**Work required**
Return, exactly as written, the lines from the one containing "The picture is" through the one containing "import * as", with both ends included.

**Source data**
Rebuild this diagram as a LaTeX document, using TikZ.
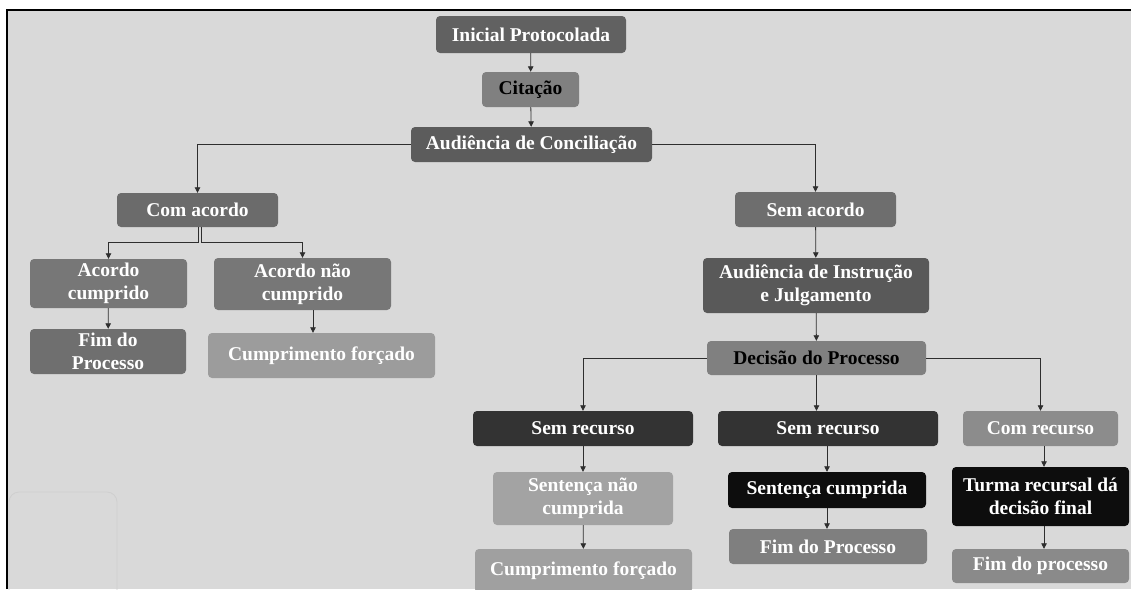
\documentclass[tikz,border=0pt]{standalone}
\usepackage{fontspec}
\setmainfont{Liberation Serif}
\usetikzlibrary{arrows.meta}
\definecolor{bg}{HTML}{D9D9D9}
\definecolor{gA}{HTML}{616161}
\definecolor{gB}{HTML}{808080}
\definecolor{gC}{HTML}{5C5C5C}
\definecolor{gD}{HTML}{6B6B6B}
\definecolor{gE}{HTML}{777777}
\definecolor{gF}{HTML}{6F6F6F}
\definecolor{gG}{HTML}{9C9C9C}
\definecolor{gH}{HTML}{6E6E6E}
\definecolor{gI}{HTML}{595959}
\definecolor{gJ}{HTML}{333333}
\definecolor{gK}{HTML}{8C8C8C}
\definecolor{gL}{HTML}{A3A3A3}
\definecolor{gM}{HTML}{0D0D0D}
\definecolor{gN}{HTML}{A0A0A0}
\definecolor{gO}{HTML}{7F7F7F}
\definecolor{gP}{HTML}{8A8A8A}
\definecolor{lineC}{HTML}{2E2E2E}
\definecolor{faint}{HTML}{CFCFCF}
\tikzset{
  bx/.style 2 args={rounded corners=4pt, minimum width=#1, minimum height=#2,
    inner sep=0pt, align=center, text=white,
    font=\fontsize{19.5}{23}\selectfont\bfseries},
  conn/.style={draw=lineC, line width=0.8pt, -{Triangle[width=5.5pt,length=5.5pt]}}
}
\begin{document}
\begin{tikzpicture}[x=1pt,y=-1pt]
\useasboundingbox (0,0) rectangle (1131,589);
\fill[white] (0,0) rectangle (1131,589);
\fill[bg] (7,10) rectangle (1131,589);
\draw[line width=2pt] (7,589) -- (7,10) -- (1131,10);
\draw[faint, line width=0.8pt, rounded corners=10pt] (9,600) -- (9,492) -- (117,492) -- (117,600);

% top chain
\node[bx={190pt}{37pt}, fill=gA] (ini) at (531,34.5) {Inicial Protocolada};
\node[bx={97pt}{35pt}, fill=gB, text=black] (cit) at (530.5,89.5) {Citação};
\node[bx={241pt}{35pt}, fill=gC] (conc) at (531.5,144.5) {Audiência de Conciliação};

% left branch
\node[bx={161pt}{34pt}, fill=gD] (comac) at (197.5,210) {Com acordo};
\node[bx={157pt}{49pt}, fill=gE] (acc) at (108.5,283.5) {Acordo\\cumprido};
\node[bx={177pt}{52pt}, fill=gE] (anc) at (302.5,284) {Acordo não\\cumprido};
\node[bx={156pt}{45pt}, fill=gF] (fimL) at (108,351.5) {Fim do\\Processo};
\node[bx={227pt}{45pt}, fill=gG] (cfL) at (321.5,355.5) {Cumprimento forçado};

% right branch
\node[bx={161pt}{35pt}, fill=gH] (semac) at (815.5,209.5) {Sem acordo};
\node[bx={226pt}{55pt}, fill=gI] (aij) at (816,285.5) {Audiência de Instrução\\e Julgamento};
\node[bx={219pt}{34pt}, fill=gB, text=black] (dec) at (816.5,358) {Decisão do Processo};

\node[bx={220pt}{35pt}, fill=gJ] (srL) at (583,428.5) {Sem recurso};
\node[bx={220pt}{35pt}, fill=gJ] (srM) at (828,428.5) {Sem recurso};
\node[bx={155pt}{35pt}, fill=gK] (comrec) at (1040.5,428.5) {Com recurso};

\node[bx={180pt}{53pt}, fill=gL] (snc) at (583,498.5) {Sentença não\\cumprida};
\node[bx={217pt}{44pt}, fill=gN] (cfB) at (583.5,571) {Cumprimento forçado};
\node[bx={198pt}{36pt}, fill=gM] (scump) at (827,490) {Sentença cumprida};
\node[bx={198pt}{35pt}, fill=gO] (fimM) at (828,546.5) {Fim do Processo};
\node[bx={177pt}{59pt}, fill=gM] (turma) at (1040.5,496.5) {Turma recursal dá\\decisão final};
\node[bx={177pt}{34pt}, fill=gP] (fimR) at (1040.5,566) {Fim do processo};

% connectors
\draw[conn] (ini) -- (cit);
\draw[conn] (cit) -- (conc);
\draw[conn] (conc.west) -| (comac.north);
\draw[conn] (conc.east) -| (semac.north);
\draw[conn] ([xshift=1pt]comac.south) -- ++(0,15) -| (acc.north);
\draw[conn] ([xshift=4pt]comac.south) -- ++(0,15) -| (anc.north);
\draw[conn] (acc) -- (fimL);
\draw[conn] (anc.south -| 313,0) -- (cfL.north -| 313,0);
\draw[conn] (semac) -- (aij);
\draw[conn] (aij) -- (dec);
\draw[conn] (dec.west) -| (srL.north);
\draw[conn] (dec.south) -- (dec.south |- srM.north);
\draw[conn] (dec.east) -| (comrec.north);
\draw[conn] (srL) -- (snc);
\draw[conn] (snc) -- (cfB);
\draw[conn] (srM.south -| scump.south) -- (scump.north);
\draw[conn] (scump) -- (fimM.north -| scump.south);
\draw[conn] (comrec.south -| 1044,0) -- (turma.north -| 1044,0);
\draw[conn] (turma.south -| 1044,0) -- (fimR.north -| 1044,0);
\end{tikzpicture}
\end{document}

==

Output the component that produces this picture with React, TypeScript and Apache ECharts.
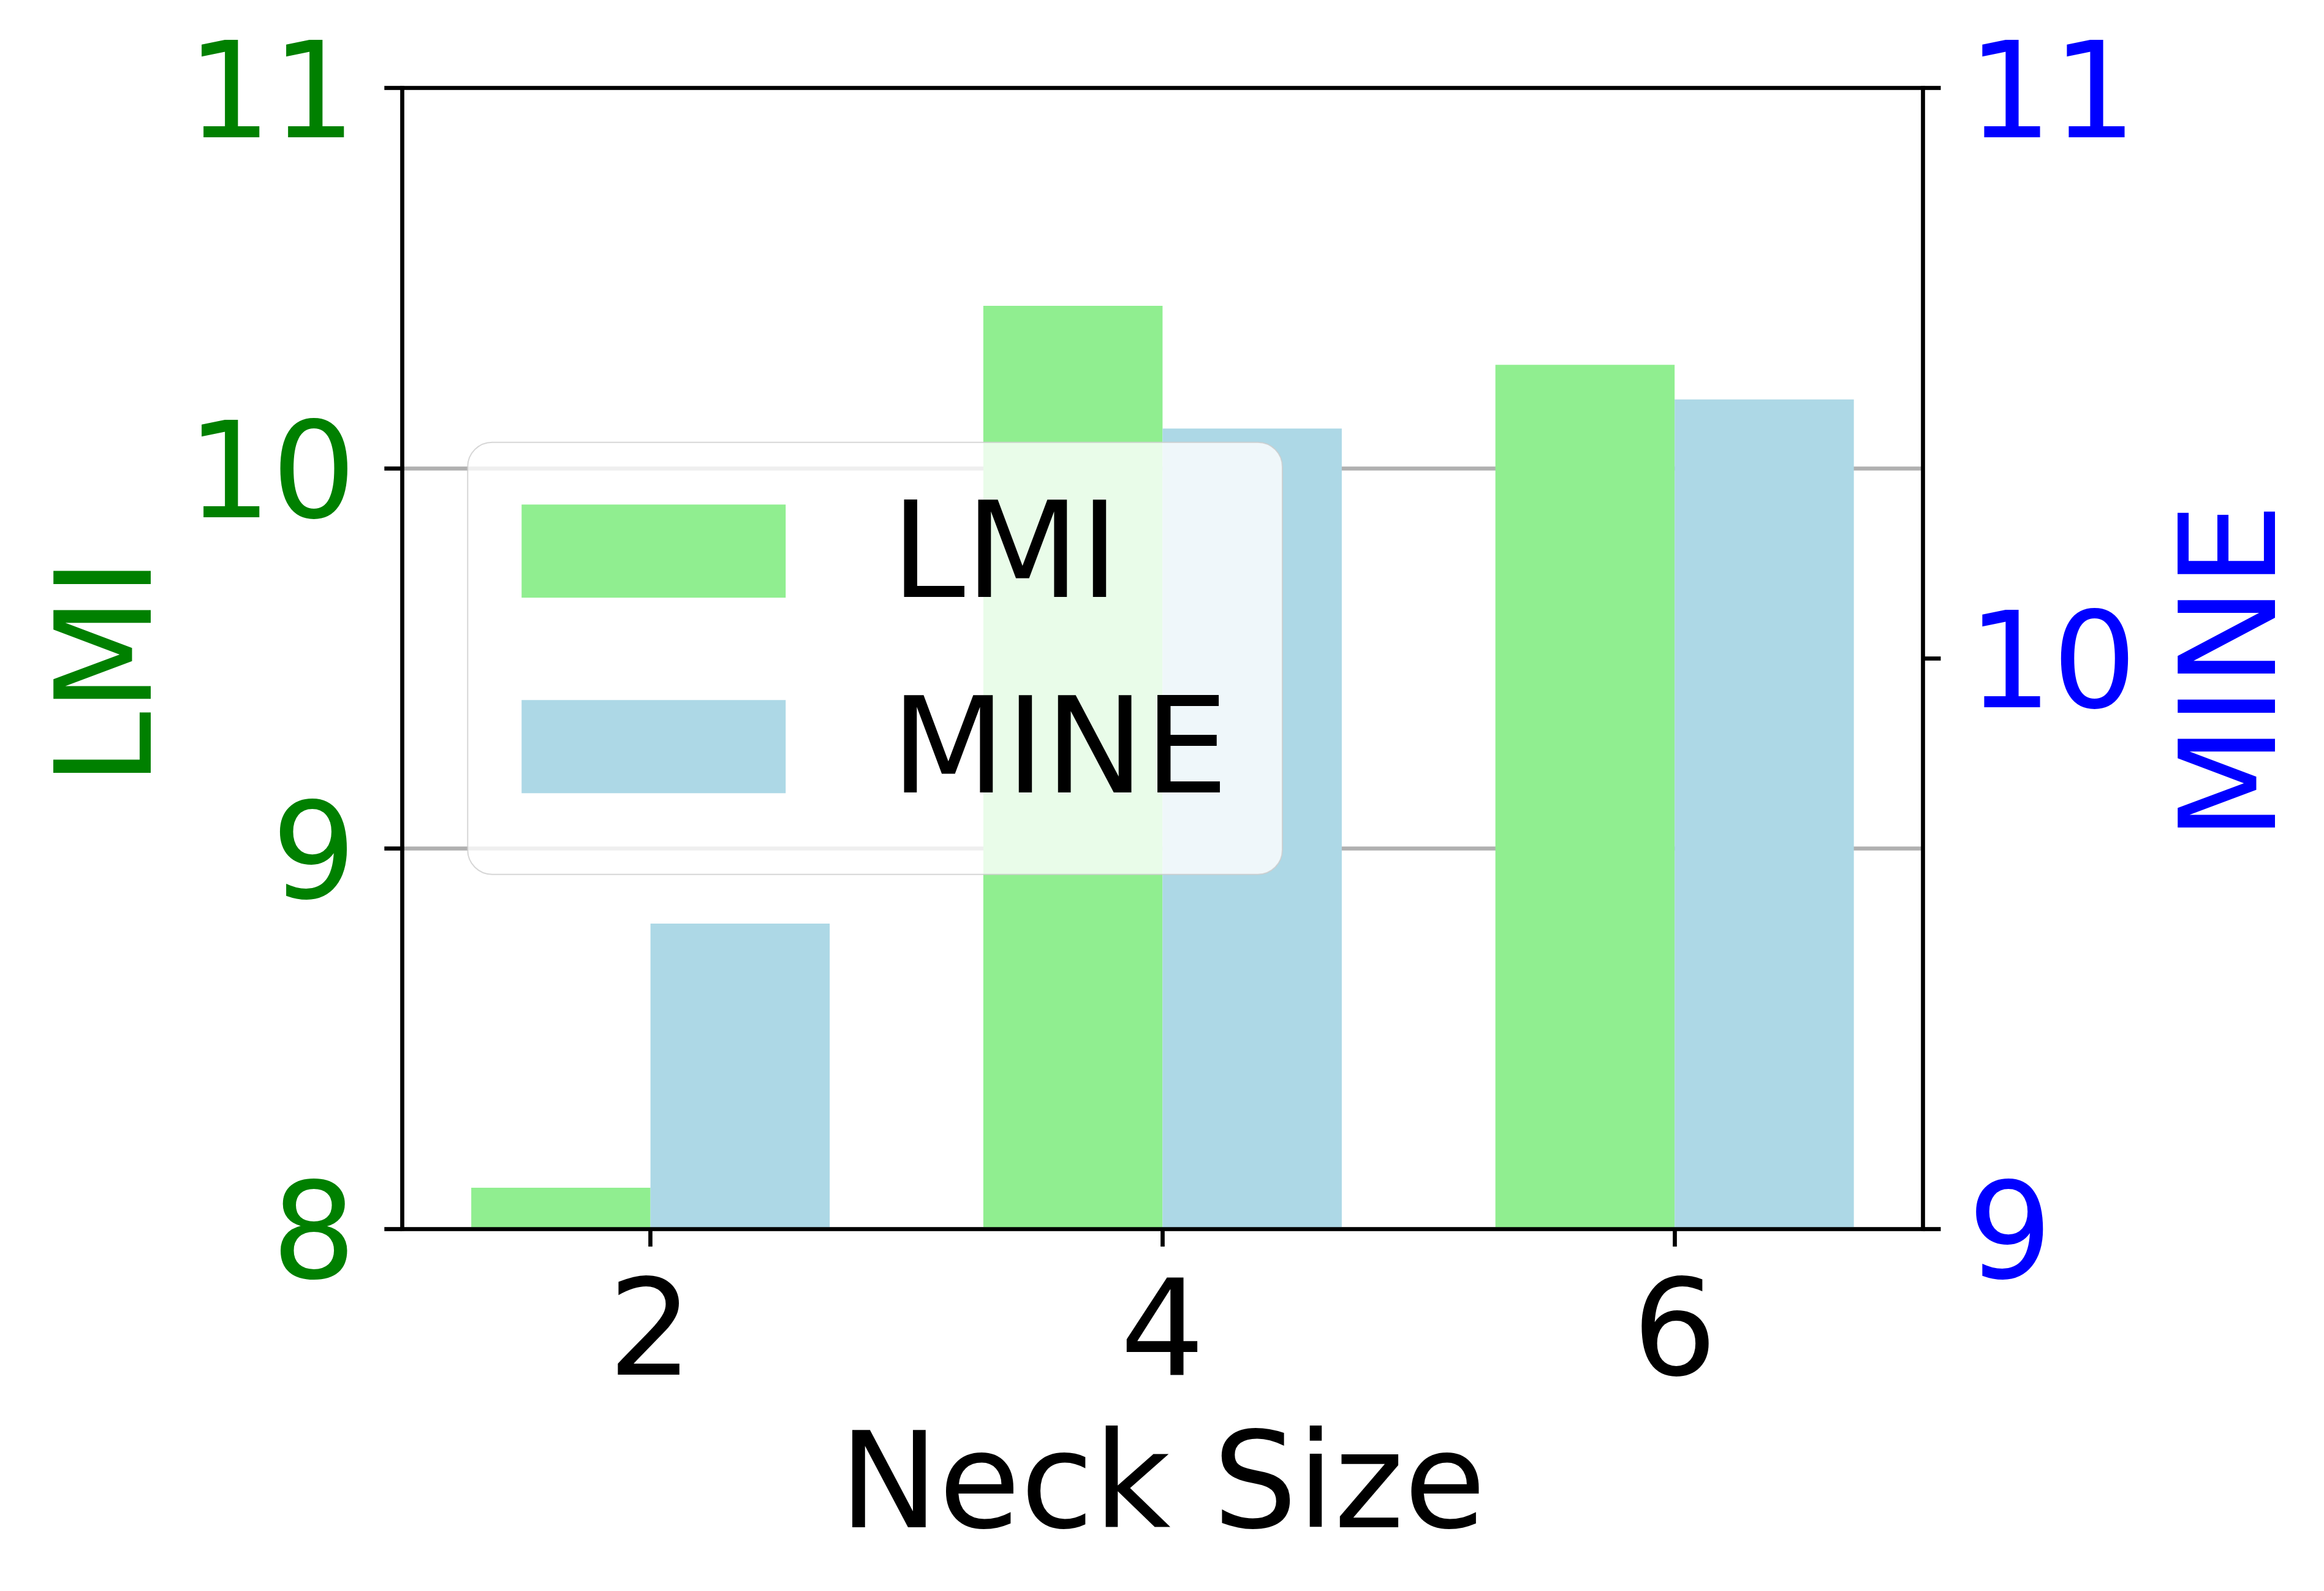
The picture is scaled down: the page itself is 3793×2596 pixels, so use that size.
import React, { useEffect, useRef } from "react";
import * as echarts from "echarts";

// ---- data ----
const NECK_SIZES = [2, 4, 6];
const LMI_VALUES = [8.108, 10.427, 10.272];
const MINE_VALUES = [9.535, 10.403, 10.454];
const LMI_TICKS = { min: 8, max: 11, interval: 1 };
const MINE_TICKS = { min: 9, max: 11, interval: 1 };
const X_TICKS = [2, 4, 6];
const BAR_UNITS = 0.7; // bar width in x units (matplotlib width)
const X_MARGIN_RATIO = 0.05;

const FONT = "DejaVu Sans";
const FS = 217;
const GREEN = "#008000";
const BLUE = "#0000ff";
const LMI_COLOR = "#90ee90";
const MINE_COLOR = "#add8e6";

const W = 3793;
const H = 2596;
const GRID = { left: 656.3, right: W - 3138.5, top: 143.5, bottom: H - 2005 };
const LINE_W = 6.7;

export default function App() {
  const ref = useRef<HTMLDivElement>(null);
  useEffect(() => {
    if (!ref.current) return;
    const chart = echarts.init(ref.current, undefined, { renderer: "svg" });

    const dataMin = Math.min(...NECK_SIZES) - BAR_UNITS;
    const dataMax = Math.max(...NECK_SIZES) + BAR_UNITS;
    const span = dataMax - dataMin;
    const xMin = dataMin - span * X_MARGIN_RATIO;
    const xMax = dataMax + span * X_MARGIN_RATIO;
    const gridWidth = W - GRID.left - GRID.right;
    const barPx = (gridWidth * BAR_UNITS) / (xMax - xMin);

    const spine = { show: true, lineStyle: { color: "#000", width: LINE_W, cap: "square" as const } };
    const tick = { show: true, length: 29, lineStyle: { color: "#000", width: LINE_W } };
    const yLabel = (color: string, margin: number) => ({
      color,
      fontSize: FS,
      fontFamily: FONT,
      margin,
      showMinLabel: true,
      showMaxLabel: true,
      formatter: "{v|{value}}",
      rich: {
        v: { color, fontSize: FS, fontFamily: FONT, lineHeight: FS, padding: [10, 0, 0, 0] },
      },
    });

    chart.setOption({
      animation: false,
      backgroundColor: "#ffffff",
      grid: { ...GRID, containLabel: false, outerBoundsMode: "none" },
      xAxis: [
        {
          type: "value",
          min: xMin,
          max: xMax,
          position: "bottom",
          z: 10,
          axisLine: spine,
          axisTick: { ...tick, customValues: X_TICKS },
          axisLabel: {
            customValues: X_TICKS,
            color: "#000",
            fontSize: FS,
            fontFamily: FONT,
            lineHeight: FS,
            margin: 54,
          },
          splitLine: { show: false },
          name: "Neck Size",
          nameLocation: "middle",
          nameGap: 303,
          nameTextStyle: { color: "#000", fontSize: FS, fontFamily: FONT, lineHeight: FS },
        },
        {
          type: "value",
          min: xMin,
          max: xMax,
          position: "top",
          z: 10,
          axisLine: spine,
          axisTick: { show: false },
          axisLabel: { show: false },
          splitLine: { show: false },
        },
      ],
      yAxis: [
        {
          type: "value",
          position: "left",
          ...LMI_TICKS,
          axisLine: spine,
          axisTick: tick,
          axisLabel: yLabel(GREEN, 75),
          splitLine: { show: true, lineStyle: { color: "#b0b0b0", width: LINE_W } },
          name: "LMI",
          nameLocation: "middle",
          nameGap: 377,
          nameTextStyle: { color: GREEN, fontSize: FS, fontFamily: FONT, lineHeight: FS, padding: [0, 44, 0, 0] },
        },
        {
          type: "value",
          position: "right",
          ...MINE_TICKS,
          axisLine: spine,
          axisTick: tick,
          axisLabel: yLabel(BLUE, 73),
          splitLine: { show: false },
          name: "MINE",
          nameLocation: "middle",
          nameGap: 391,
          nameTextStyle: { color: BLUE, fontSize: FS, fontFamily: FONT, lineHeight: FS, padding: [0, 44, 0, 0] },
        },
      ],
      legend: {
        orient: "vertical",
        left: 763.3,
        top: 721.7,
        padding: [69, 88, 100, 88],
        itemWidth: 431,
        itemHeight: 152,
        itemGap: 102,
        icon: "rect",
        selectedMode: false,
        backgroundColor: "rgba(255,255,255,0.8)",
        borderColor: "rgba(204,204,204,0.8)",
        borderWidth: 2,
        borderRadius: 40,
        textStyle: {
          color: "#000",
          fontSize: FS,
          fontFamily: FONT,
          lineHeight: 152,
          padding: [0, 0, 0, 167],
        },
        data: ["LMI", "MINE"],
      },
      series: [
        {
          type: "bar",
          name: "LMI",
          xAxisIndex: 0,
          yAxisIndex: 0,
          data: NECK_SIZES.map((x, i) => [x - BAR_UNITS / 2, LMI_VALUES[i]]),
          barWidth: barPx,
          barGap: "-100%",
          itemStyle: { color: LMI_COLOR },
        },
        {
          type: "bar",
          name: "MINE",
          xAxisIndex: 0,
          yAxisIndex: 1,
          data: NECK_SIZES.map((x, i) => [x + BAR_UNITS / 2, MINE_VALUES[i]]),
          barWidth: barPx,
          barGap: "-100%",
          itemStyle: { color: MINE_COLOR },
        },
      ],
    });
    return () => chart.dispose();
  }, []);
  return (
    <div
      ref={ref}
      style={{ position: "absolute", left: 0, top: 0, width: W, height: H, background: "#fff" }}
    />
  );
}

**Response to the exercise**
The picture is scaled down: the page itself is 3793×2596 pixels, so use that size.
import React, { useEffect, useRef } from "react";
import * as echarts from "echarts";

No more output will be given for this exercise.